On April 12, 2026, Viktor Orbán acknowledged defeat in parliamentary elections after 16 years in power. Péter Magyars Tisza Party won 138 seats in the 199-seat parliament — and with this, the blockade is lifted that had kept frozen EU financial aid to Ukraine at €90 billion.
What is this package and why hasn't it arrived yet
This is about an EU loan for 2026–2027: €30 billion — budget support, €60 billion — for weapons purchases and strengthening Ukraine's defense capabilities. The European Parliament approved the package in February, the EU Council agreed on the legal framework — but Hungary blocked the final decision of the Council. Without it, the European Commission could not proceed with the first tranche.
Brussels did not wait passively. According to Euronews, the European Commission prepared all technical and legal groundwork even before the elections so that the first payment would go through literally within days after the veto is lifted. On April 1, the Commission published the first of four necessary program documents — the remaining three were to be released within a week.
"We will fulfill our commitment on the €90 billion loan to Ukraine"
Ursula von der Leyen, President of the European Commission
Berlin is already in waiting mode
A German government spokesperson said Berlin expects rapid formation of a new government in Hungary and is already developing mechanisms for prompt unblocking of funds. Aid could move "very quickly" — provided that Magyars takes a constructive position in the EU.
The target for the first tranche is the beginning of the second quarter of 2026. €45 billion is allocated for 2026: €16.7 billion in financial support and €28.3 billion in military aid. Another €45 billion is for 2027.
Magyars: a different course, but not a blank check
Magyars is a former Orbán loyalist who moved into opposition on the wave of anti-corruption protests. He promised to restore Hungary's relations with the EU and NATO. At the same time, as PBS NewsHour notes, it remains unclear whether Tisza will have two-thirds of parliament seats — the constitutional majority needed for deeper reforms and changing the judiciary that Orbán shaped over the years.

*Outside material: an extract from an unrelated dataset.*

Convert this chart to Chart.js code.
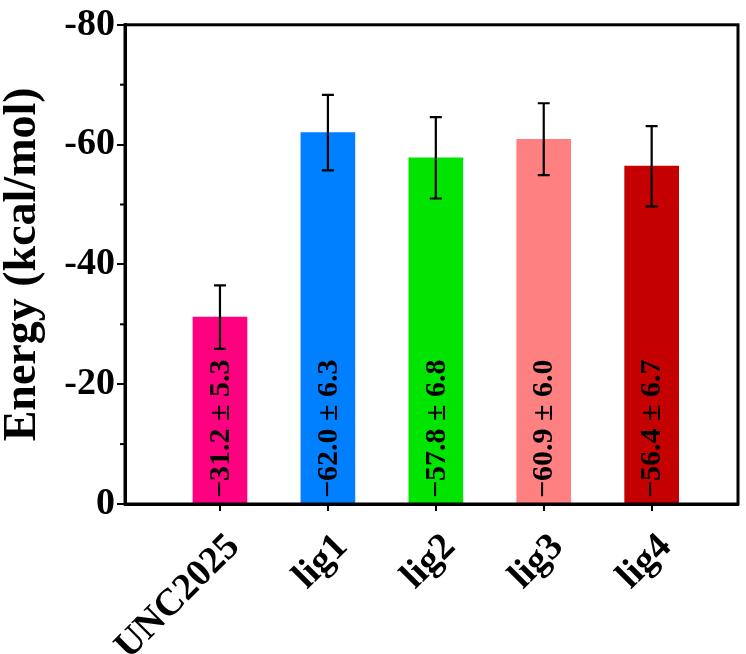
<!DOCTYPE html>
<html>
<head>
<meta charset="utf-8">
<script src="https://cdn.jsdelivr.net/npm/chart.js@4/dist/chart.umd.min.js"></script>
<style>
html,body{margin:0;padding:0;background:#fff;}
#wrap{width:746px;height:654px;position:relative;}
</style>
</head>
<body>
<div id="wrap"><canvas id="c" width="746" height="654"></canvas></div>
<script>
const categories = ["UNC2025", "lig1", "lig2", "lig3", "lig4"];
const energies = [-31.2, -62.0, -57.8, -60.9, -56.4];
const errors = [5.3, 6.3, 6.8, 6.0, 6.7];
const barColors = ["#FF0080", "#0080FF", "#00E400", "#FF8080", "#C40000"];
const yTicks = [0, -20, -40, -60, -80];
const minorTicks = [-10, -30, -50, -70];

const SERIF = "'Liberation Serif','Times New Roman',serif";

const boxPlugin = {
  id: 'box',
  afterDraw(chart) {
    const {ctx, chartArea: a, scales} = chart;
    ctx.save();
    ctx.strokeStyle = '#000';
    ctx.lineWidth = 3;
    ctx.strokeRect(a.left, a.top, a.right - a.left, a.bottom - a.top);
    ctx.lineWidth = 2;
    minorTicks.forEach(v => {
      const y = scales.y.getPixelForValue(v);
      ctx.beginPath();
      ctx.moveTo(a.left - 5, y);
      ctx.lineTo(a.left, y);
      ctx.stroke();
    });
    ctx.restore();
  }
};

const errPlugin = {
  id: 'err',
  afterDatasetsDraw(chart) {
    const {ctx, scales} = chart;
    ctx.save();
    ctx.strokeStyle = '#000';
    ctx.lineWidth = 2.2;
    energies.forEach((v, i) => {
      const x = scales.x.getPixelForValue(i + 1);
      const y1 = scales.y.getPixelForValue(v - errors[i]);
      const y2 = scales.y.getPixelForValue(v + errors[i]);
      ctx.beginPath();
      ctx.moveTo(x, y1); ctx.lineTo(x, y2);
      ctx.moveTo(x - 6, y1); ctx.lineTo(x + 6, y1);
      ctx.moveTo(x - 6, y2); ctx.lineTo(x + 6, y2);
      ctx.stroke();
    });
    ctx.fillStyle = '#000';
    ctx.font = "bold 30px " + SERIF;
    ctx.textAlign = 'left';
    ctx.textBaseline = 'middle';
    energies.forEach((v, i) => {
      const x = scales.x.getPixelForValue(i + 1);
      const yb = scales.y.getPixelForValue(0);
      ctx.save();
      ctx.translate(x + 1, yb - 6);
      ctx.rotate(-Math.PI / 2);
      ctx.fillText("\u2212" + Math.abs(v).toFixed(1) + " \u00B1 " + errors[i].toFixed(1), 0, 0);
      ctx.restore();
    });
    ctx.restore();
  }
};

new Chart(document.getElementById('c'), {
  type: 'bar',
  data: {
    datasets: [{
      data: energies.map((v, i) => ({x: i + 1, y: v})),
      backgroundColor: barColors,
      borderWidth: 0,
      barThickness: 54
    }]
  },
  options: {
    responsive: false,
    animation: false,
    events: [],
    layout: {padding: {top: 20, right: 8, left: 0, bottom: 0}},
    plugins: {legend: {display: false}, tooltip: {enabled: false}},
    scales: {
      x: {
        type: 'linear',
        offset: false,
        min: 0.12,
        max: 5.8,
        afterBuildTicks: s => { s.ticks = categories.map((c, i) => ({value: i + 1})); },
        afterFit: s => { s.height = 150; },
        grid: {offset: false, drawOnChartArea: false, drawTicks: true, tickLength: 7, color: '#000', lineWidth: 2},
        border: {display: true, color: '#000', width: 3},
        ticks: {
          autoSkip: false,
          maxRotation: 45, minRotation: 45,
          padding: 14,
          labelOffset: 14,
          color: '#000',
          font: {family: SERIF, size: 38, weight: 'bold'},
          callback: v => categories[Math.round(v) - 1] || ''
        }
      },
      y: {
        reverse: true,
        min: -80,
        max: 0,
        afterBuildTicks: s => { s.ticks = yTicks.map(v => ({value: v})); },
        afterFit: s => { s.width = 125; },
        grid: {drawOnChartArea: false, drawTicks: true, tickLength: 8, color: '#000', lineWidth: 2},
        border: {display: true, color: '#000', width: 3},
        ticks: {
          padding: 2,
          color: '#000',
          font: {family: SERIF, size: 38, weight: 'bold'},
          callback: v => String(v)
        },
        title: {
          display: true,
          text: 'Energy (kcal/mol)',
          color: '#000',
          padding: {top: 0, bottom: 0},
          font: {family: SERIF, size: 46, weight: 'bold', lineHeight: 1.0}
        }
      }
    }
  },
  plugins: [boxPlugin, errPlugin]
});
</script>
</body>
</html>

- Without two-thirds — Magyars can unblock European integration decisions but cannot rewrite the constitutional architecture
- Some judges and state structures remain Orbán-aligned — influence on foreign policy will exist but will be slower
- The first tranche for Ukraine is technically ready — the question is how much time it will take to form a new Hungarian government
If Magyars forms a coalition government within a few weeks and immediately lifts the veto in the EU Council — Ukraine could receive the first tranche before summer. But if cabinet formation drags on or differences emerge within Tisza over the pace of EU rapprochement, the timeline will shift — and then the question is not "will the money come" but will it come in time to cover Ukraine's budget deficit in the second quarter.